One idea that I think could be done, that would make real AI texturing, is if you were able to throw a 3D model into a program and either based on a description it could generate the texture. One could imagine a spaceship, where all polygroups come with attached prompts, so, for instance, the outer surface could be "spaceship exterior" and the prompt would simply generate a texture based on whatever was written in that. Tools along this line I could imagine that we will see in the future if they managed to allow for better control.
I agree that there are definitely people that are going to be left behind. But I don't think it is only due to slow hardware or adaptation. Because currently or what is changing is that people that work in the industry come with experience, whether they are self-taught or have a degree, there is still a lot of time invested behind each person. But with AI, you not only get an extremely powerful tool, but it also comes with all the experience that it was trained on and can constantly be improved. The other thing is the extreme productivity that they deliver. One of the fun facts for instance within animation, you often see characters with only 4 fingers, because it saves a lot of time over thousands of frames not having to animate all of them, especially if we are talking 2D hand drawings. But assume that the AI were better at drawing hands than it is, you suddenly have an "animator" that doesn't care about such a thing and what details are needed, which a human workforce might simply not be able to compete with.
So the AI, depending on how it develops, especially if the control gets to a point where you can define characters and it can use these, whether humans can actually compete.
I have two systems here. A 20 series 8 gig and a 30 series 10 gig. There is nothing the 8 gig card cannot touch, including XL generations if I run the refiner weights as a second step. It can be used to train 1.x and 2.x LoRas, TIs, and the like. I cannot train XL on the 8 gig card.
The 10 gig card can load the whole XL pipeline as a single text to image operation the way it supposed to be used according to the research papers.
Adobe's in/out painting could be a bit better it is true if you are comparing it's output to that of other online generators who use custom blends and trainings based on 1.x. Adobe, at least; is trying to separate itself from the ethics of current data sets used in training. The censorship and training upon user created imagery opens a different debate.
Controlnet is a gift from the gods when used in conjunction with any 3D application and a miracle machine even on 2d images. It too can output a normal or depth map without using an outside application like normal map online and implement them during generation. Segmentation is what selective matte making for free looks like. It is the method of doing your spaceship. Run the segmentation net and it's all point and click. For instance you can click on a tailfin and the ship body they become the same material in that specific situation.

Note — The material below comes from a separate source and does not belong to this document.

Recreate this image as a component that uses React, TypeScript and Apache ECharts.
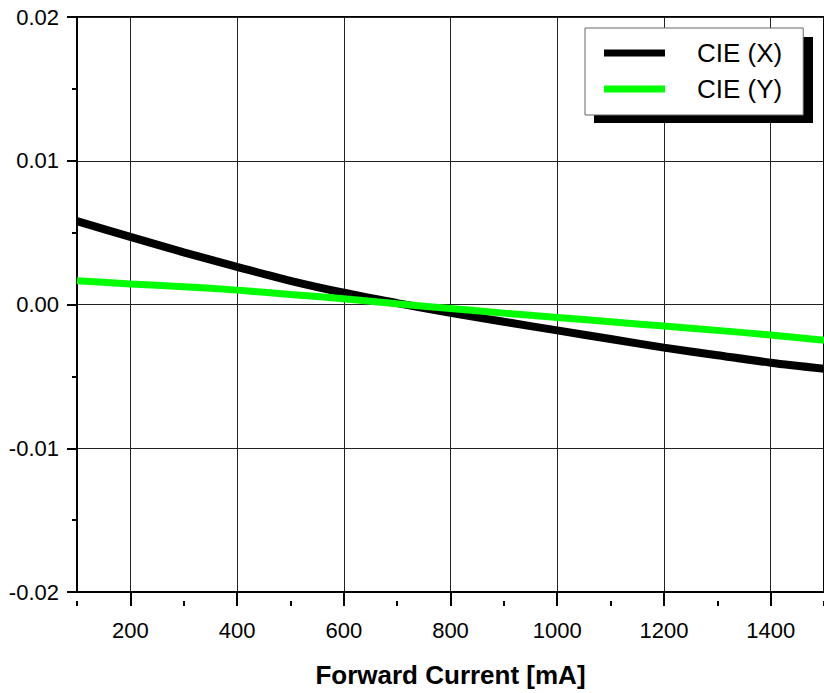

Perfect mattes that you can add and subtract into one or more material regions. Not prime time yet for 3d models until someone gets better backside generation and I don't see that happening soon come.
Pose estimation gives fantastic results when used with a simple doll posed in your 3d software of choice. Controlnet can grab the pose from your doll and apply it to whatever figure type you may have in mind as ai generated output. For instance pose Andy in Poser or any other figure in your software of choice and kick out an image. Put it in controlnet while asking for a bunny dressed as a viking warrior and you get a bunny dressed as a viking warrior in the pose controlnet extracted from the Andy image. Works for facial expressions and hands too. I am waiting for similar control weights for SDXL.
The VRAM issue may be driver specific. Newer graphic drivers and every new "game ready" driver offload VRAM to system RAM due to the need to load a large number of 4k+ texture files and video information at the load of newer games. Offloading VRAM for texture files is no big deal. Offloading VRAM for ML tasks decreases the ability to actually run some tasks or to perform them in a "reasonable" amount of time. Older studio drivers did not do this.
The amount of control one gets is actually very good. Again; it is far from perfect, but it is very good. That is where the need for artistic types remain alongside the technicians. In a large professional environment the ability to rapidly output product does not equate to a job well done. One must realize that while rapid, ai is not exactly smart. If I tell my art department that I need product placement in a particular setting ai cannot do it. It can put "a" product into a scene but not "your" product into a scene if all you are doing is typing a phrase into a prompt box.
Send the product to the art department and have the photogs snap a pic or ten. Those pics are uploaded to the tech crew as they are being taken real time. Ten minutes and you have training data. A decent 40 series card with a whack of VRAM and you can output a LoRa for your product in as little as a half hour. At this point you can get a reasonable output image of "your" product placement in the setting required as quickly as you can type in a prompt. So an hour or so of prep work and you can instantly have "your" product placed wherever. The question remains though. Does typing your phrase into the prompt box make you a good image now? Probably. Will it sell your product or put forward your idea? Probably not. That is where the "artistic" type people come in.
I see the need to have reasonable tech folk that can train the weights (models) and ethically acquire the training data, from in-house or elsewhere to be one part of the team; while one still needs artistic folk to get the most out of the tools to provide the return companies need to survive. A thousand monkeys typing on a thousand typewriters might produce a reasonable Netflix pilot in the long run, but you get a lot of drivel while you wait. In a professional environment that doesn't work. You hire trained monkeys. It's time to become a trained monkey if this is the type of work one does.
What we consider animation has changes a lot. I know. I trained first as a photographer and then as a film maker / special effect artist in the mid 70s. Everything I learned in university is ancient history. I changed and became an animator and watched auto tweening programs like Poser force me to adapt or or die. Well no problem. I'll learn to 3D model. That will keep me relevant I thought. And that is the point. Adapt or die.
If I was a mechanic I would have become obsolete had I not learned about electronic ignition as the carburettor has been replaced by it, and now electric cars will make ICE a thing of the past. Plug in a car and the machine tells you what is wrong with the engine. It then tells you all the steps in order to fix the issue. Button pusher does just that and the problem persists. Now I need my mechanic. The mechanic is the artist that can finess the machine.